Я тоже с детства «не любил овал», но заодно — и все треугольники и гипотенузы. Тянуло меня отчаянно к языкам, а мечтал я стать дипломатом. Неумолимый дядя Ося, а в нашей семье он был непререкаемым авторитетом, напрочь отмел оба моих влечения.
— Дипломат из тебя с твоим недержанием речи — как из меня Лев Толстой. Ну, а языки — и вовсе занятие для бездельников. Все равно что книгу на работе читать. Жаль, что и врача из тебя не выйдет — больно ты горячий. Остается одно — инженер, на еду и одежду он всегда и везде заработает. По себе знаю.
В итоге я, преодолев отвращение к математике и черчению, поступил в надежный Энергетический институт.
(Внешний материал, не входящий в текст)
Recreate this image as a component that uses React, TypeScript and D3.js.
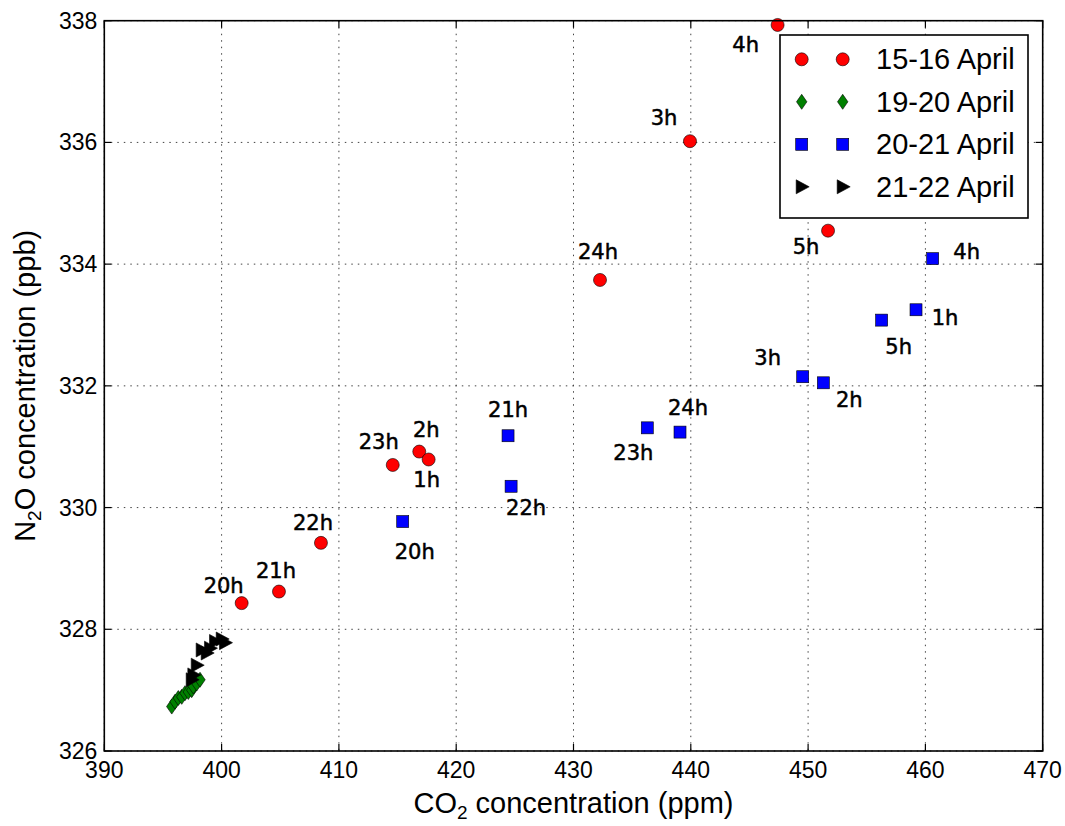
import React from "react";
import * as d3 from "d3";

// CO2 (ppm) vs N2O (ppb), hourly samples for four night periods
const redCo2 = [401.71, 404.89, 408.47, 414.59, 416.85, 417.65, 432.26, 439.93, 447.4, 451.7];
const redN2o = [328.43, 328.62, 329.42, 330.7, 330.92, 330.79, 333.74, 336.02, 337.93, 334.55];
const redHours = ["20h", "21h", "22h", "23h", "2h", "1h", "24h", "3h", "4h", "5h"];

const greenCo2 = [395.75, 396.03, 396.31, 396.6, 396.88, 397.16, 397.45, 397.59, 397.88, 398.16];
const greenN2o = [326.73, 326.81, 326.87, 326.89, 326.95, 326.97, 327.0, 327.06, 327.11, 327.17];

const blueCo2 = [415.44, 424.42, 424.68, 436.29, 439.08, 449.54, 451.3, 456.27, 459.2, 460.62];
const blueN2o = [329.77, 331.18, 330.35, 331.31, 331.24, 332.15, 332.05, 333.08, 333.25, 334.09];
const blueHours = ["20h", "21h", "22h", "23h", "24h", "3h", "2h", "5h", "1h", "4h"];

const blackCo2 = [397.45, 397.59, 397.88, 398.3, 398.73, 399.01, 399.44, 400.01, 400.29];
const blackN2o = [327.17, 327.25, 327.41, 327.66, 327.61, 327.69, 327.8, 327.84, 327.78];

const legendLabels = ["15-16 April", "19-20 April", "20-21 April", "21-22 April"];
const xTicks = [390, 400, 410, 420, 430, 440, 450, 460, 470];
const yTicks = [326, 328, 330, 332, 334, 336, 338];

// annotation offsets (like xytext in offset points)
const redLabelOffsets = [[-18, -17], [-3, -21], [-8, -20], [-14, -23], [7, -22], [-2, 21], [-2, -28], [-26, -23], [-32, 20], [-22, 16]];
const blueLabelOffsets = [[12, 30], [0, -26], [15, 22], [-14, 25], [8, -24], [-35, -19], [26, 17], [17, 27], [29, 8], [34, -7]];

const W = 1065;
const H = 826;
const left = 104.3, right = 1042.7, top = 20.7, bottom = 751;

const tickFont = "'Liberation Sans', Arial, sans-serif";
const annFont = "'DejaVu Sans', sans-serif";

type Kind = "circle" | "diamond" | "square" | "tri";

function Marker({ kind, x, y }: { kind: Kind; x: number; y: number }) {
  if (kind === "circle")
    return <circle cx={x} cy={y} r={6.5} fill="#ff0000" stroke="#000" strokeWidth={0.6} />;
  if (kind === "square")
    return <rect x={x - 6} y={y - 6} width={12} height={12} fill="#0000ff" stroke="#000" strokeWidth={0.6} />;
  if (kind === "diamond")
    return (
      <path d={`M${x},${y - 7.5}L${x + 5.2},${y}L${x},${y + 7.5}L${x - 5.2},${y}Z`}
        fill="#008000" stroke="#000" strokeWidth={0.6} />
    );
  return (
    <path d={`M${x + 7.5},${y}L${x - 5.5},${y - 7}L${x - 5.5},${y + 7}Z`}
      fill="#000" stroke="#000" strokeWidth={0.6} />
  );
}

export default function App() {
  const x = d3.scaleLinear().domain([390, 470]).range([left, right]);
  const y = d3.scaleLinear().domain([326, 338]).range([bottom, top]);

  const series: { kind: Kind; xs: number[]; ys: number[] }[] = [
    { kind: "circle", xs: redCo2, ys: redN2o },
    { kind: "diamond", xs: greenCo2, ys: greenN2o },
    { kind: "square", xs: blueCo2, ys: blueN2o },
    { kind: "tri", xs: blackCo2, ys: blackN2o },
  ];

  const tickLen = 7;
  const legX = 780, legY = 35, legW = 248, legH = 183;
  const rowGap = 42.5;

  return (
    <svg width={W} height={H} style={{ position: "absolute", left: 0, top: 0, background: "#fff" }}>
      <rect width={W} height={H} fill="#fff" />
      {/* grid */}
      <g stroke="#444" strokeWidth={1} strokeDasharray="1.5,5">
        {xTicks.map(t => (
          <line key={"gx" + t} x1={x(t)} x2={x(t)} y1={top} y2={bottom} />
        ))}
        {yTicks.map(t => (
          <line key={"gy" + t} x1={left} x2={right} y1={y(t)} y2={y(t)} />
        ))}
      </g>
      {/* ticks, inward on all sides */}
      <g stroke="#000" strokeWidth={1.2}>
        {xTicks.map(t => (
          <g key={"tx" + t}>
            <line x1={x(t)} x2={x(t)} y1={bottom} y2={bottom - tickLen} />
            <line x1={x(t)} x2={x(t)} y1={top} y2={top + tickLen} />
          </g>
        ))}
        {yTicks.map(t => (
          <g key={"ty" + t}>
            <line x1={left} x2={left + tickLen} y1={y(t)} y2={y(t)} />
            <line x1={right} x2={right - tickLen} y1={y(t)} y2={y(t)} />
          </g>
        ))}
      </g>
      {/* markers */}
      {series.map(s => (
        <g key={s.kind}>
          {s.xs.map((v, i) => (
            <Marker key={i} kind={s.kind} x={x(v)} y={y(s.ys[i])} />
          ))}
        </g>
      ))}
      {/* hour annotations */}
      <g fontFamily={annFont} fontSize={21} fill="#000" stroke="#000" strokeWidth={0.5} textAnchor="middle" dominantBaseline="central">
        {redHours.map((h, i) => (
          <text key={"r" + i} x={x(redCo2[i]) + redLabelOffsets[i][0]} y={y(redN2o[i]) + redLabelOffsets[i][1]}>{h}</text>
        ))}
        {blueHours.map((h, i) => (
          <text key={"b" + i} x={x(blueCo2[i]) + blueLabelOffsets[i][0]} y={y(blueN2o[i]) + blueLabelOffsets[i][1]}>{h}</text>
        ))}
      </g>
      {/* frame */}
      <rect x={left} y={top} width={right - left} height={bottom - top} fill="none" stroke="#000" strokeWidth={1.6} />
      {/* tick labels */}
      <g fontFamily={tickFont} fontSize={23} fill="#000">
        {xTicks.map(t => (
          <text key={"lx" + t} x={x(t)} y={bottom + 27} textAnchor="middle">{t}</text>
        ))}
        {yTicks.map(t => (
          <text key={"ly" + t} x={left - 7} y={y(t)} textAnchor="end" dominantBaseline="central">{t}</text>
        ))}
      </g>
      {/* axis labels */}
      <text x={(left + right) / 2} y={813} textAnchor="middle" fontFamily={tickFont} fontSize={29}>
        CO<tspan fontSize={19} dy={6}>2</tspan><tspan dy={-6}> concentration (ppm)</tspan>
      </text>
      <text transform={`translate(35,${(top + bottom) / 2}) rotate(-90)`} textAnchor="middle" fontFamily={tickFont} fontSize={29}>
        N<tspan fontSize={19} dy={6}>2</tspan><tspan dy={-6}>O concentration (ppb)</tspan>
      </text>
      {/* legend */}
      <rect x={legX} y={legY} width={legW} height={legH} fill="#fff" stroke="#000" strokeWidth={1.6} />
      {series.map((s, i) => {
        const cy = legY + 24.3 + i * rowGap;
        return (
          <g key={"leg" + i}>
            <Marker kind={s.kind} x={801.7} y={cy} />
            <Marker kind={s.kind} x={842.7} y={cy} />
            <text x={876} y={cy} dominantBaseline="central" fontFamily={tickFont} fontSize={29}>{legendLabels[i]}</text>
          </g>
        );
      })}
    </svg>
  );
}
Произошло это в начале сорок четвертого военного года. Директором МЭИ была тогда мадам Голубцова — жена пухлого, рыхлого и беспощадного сталинского сатрапа Маленкова. Для своего любимого детища она без труда выбила броню, повышенную студенческую стипендию и бесплатный обед. Последнее для меня, изрядно оголодавшего за эти два года, было особенно ценным.
Проучился я в Московском энергетическом целых шесть месяцев и понял: еще немного — и повешусь. А тут и мама вернулась в Москву с Волховского фронта, на краткосрочную побывку.
— Как, — изумилась она, — до сих пор ты не в армии?! Стране, Лева, нужны сейчас не энергетики, а воины. Учеба подождет, сынок.
Объяснять ей, что медицинская комиссия после недавней дистрофии признала меня негодным к военной службе, я не стал. Утром пошел в военкомат и отказался от брони. Уже неделю спустя получил — неслыханная для меня удача — назначение в московский ВИИЯ — Военный институт иностранных языков, куда и поступил на итальянское отделение. Почему именно на итальянское? Так вот — мой выбор определили романтический порыв и… случайность.
Правда, романтика моя была не итальянской, а испанской окраски.
Тогда, в далекие тридцатые годы, почти все мальчишки мечтали записаться в «интернациональные бригады», чтобы сражаться с ненавистными франкистами. Я даже собирался удрать из Москвы в Одессу. Там, в порту, тайком проскользнуть на корабль и поплыть, спрятавшись в трюме, в Испанию. Был я твердо убежден, что без меня республиканцам Мадрид не отстоять. Мадрид они и впрямь не отстояли, республика пала. Хоть и сражалось на ее стороне немало советских летчиков и танкистов, многих из которых Сталин «в знак благодарности» затем расстрелял. Он имел обыкновение награждать людей сначала орденом, а потом — пулей.
Но об этом в ту пору я ничего не знал и не раздумывая подал заявление на испанское отделение. Конечно, гражданская война в Испании к тому времени давно окончилась, и генералиссимус Франко стал главой всего государства. Ну и что? Разве нас, людей советских, не учили, что поражения революций — всегда временные, а финальная победа неизбежна и неотвратима? Таков железный закон истории.
Наступило лето сорок четвертого года. Армия нацистской Германии после Сталинградской битвы так и не сумела оправиться, и крах фашизма неумолимо приближался. А за ним неизбежно наступит черед франкистов. Вот почему на испанский факультет была подана уйма заявлений. Увы, я оказался в самом хвосте, и мне хоть и вежливо, но отказали в приеме. Правда, при этом дружески посоветовали: «Ищите другой язык, скажем шведский или голландский».